Yes. This solution gives us extra insight into supplier speeds, and that helps us tell how we are doing, and helps our customers too. We use Metronet devices in all our nodes to measure speeds with a ping – like a heartbeat that reveals the latency in the network. This provides active comparison of different routes. So if a supplier tells us that this route is, say, 10 milliseconds, we can check via the OSPF model. It's difficult for suppliers to mislead us on what they deliver versus what is really in the network.
Is there an impact on network resilience?
Yes. Let's say there is an outage in one city – maybe an indirect failure in the network, that is not visible to us - then we will suddenly see increased latency on the network. Then we can contact that supplier and ask them what's going on, and they can fix it for us.

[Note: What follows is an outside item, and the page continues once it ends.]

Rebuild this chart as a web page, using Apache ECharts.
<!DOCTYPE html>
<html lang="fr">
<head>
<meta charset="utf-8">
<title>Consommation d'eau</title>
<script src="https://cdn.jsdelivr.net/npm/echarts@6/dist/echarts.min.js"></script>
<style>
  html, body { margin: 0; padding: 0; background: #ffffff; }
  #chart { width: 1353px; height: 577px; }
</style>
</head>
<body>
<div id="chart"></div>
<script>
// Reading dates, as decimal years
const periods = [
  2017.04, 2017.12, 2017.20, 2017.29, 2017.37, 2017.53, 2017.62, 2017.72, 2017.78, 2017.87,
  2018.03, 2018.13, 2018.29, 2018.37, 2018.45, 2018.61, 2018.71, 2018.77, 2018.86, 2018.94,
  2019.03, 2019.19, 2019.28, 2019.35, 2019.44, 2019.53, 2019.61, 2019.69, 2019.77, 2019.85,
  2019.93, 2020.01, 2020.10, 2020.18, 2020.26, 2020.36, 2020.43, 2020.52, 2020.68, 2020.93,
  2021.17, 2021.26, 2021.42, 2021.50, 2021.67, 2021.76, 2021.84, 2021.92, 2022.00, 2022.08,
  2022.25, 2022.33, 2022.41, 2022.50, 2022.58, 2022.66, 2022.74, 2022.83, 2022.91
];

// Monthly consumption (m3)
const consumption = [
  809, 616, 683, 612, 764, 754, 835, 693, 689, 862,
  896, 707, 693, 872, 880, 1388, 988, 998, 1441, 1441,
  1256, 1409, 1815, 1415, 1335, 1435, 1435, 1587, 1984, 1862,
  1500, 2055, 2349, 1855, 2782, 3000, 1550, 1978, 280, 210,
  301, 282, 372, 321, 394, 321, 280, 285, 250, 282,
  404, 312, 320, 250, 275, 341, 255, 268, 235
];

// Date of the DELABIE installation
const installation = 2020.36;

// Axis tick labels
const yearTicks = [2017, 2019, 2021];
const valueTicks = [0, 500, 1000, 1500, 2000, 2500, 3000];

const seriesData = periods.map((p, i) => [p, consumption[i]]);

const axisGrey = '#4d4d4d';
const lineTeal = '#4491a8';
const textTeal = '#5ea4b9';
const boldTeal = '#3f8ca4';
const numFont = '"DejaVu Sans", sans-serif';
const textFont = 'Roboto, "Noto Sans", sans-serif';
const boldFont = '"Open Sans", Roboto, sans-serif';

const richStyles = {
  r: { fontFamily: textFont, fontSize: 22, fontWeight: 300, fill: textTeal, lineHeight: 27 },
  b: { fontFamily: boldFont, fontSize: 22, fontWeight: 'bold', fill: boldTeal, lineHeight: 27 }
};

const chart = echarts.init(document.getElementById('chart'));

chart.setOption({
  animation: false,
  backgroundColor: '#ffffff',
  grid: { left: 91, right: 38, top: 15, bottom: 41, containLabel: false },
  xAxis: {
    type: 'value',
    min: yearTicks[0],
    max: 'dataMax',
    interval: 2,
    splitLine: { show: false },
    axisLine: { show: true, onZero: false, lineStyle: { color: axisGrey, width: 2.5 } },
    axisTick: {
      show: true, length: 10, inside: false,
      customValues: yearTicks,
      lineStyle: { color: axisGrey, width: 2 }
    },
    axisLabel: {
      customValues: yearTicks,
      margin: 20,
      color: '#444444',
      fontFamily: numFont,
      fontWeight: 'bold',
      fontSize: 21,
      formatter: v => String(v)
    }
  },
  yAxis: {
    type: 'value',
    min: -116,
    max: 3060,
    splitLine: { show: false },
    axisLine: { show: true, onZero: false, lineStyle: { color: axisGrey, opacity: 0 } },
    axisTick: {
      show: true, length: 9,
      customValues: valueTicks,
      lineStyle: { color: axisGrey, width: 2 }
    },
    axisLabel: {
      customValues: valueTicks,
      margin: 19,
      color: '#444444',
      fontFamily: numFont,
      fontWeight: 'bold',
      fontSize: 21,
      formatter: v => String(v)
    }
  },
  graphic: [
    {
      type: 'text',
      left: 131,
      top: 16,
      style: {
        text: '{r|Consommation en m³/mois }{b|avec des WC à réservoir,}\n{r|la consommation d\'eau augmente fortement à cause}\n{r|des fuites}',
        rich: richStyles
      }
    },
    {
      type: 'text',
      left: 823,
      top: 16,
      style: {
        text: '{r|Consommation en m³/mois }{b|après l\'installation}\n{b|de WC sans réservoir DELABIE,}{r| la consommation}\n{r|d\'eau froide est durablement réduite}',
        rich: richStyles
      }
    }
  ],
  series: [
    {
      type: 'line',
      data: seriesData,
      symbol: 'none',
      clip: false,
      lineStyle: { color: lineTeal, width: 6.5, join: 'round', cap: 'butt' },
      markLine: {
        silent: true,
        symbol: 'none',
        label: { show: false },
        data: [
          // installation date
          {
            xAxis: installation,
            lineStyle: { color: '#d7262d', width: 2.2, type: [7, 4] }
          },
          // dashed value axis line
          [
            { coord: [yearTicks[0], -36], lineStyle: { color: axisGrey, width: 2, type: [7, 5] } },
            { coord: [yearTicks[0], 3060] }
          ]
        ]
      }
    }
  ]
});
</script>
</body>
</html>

Do other service providers do this on their networks?
This is unlikely, but it is impossible to say definitively as no other networks are as transparent about their routing criteria and latency. But, in my experience, most service providers treat OSPF as a default, which means they just turn it on and run it as native. The default settings automatically prefer the higher bandwidth routes. So what we are doing is pretty innovative.
The network team say that NL-ix probably runs the fastest network in Europe. Would you agree?
Well, the problem is that other networks are either different in scope, i.e. they are smaller and regional, or if they have international reach they don’t publish accurate real-time latencies like we do. We just keep adding better routes, more bandwidth and efficiencies like OSPF and we keep forging ahead in terms of speed.
The formulae are in place now. If someone else thinks they have a faster network, then we would appreciate it if they told us about it. If someone else has a faster or more resilient network or they have a better approach to traffic management then we would be very interested to hear about it.
Senior Network Consultant Kamran received his degree in Software Engineering from Lahore University. He has been a networking specialist for 14 years, working with Etisalat, Nokia, Amazon and, most recently, NL-ix.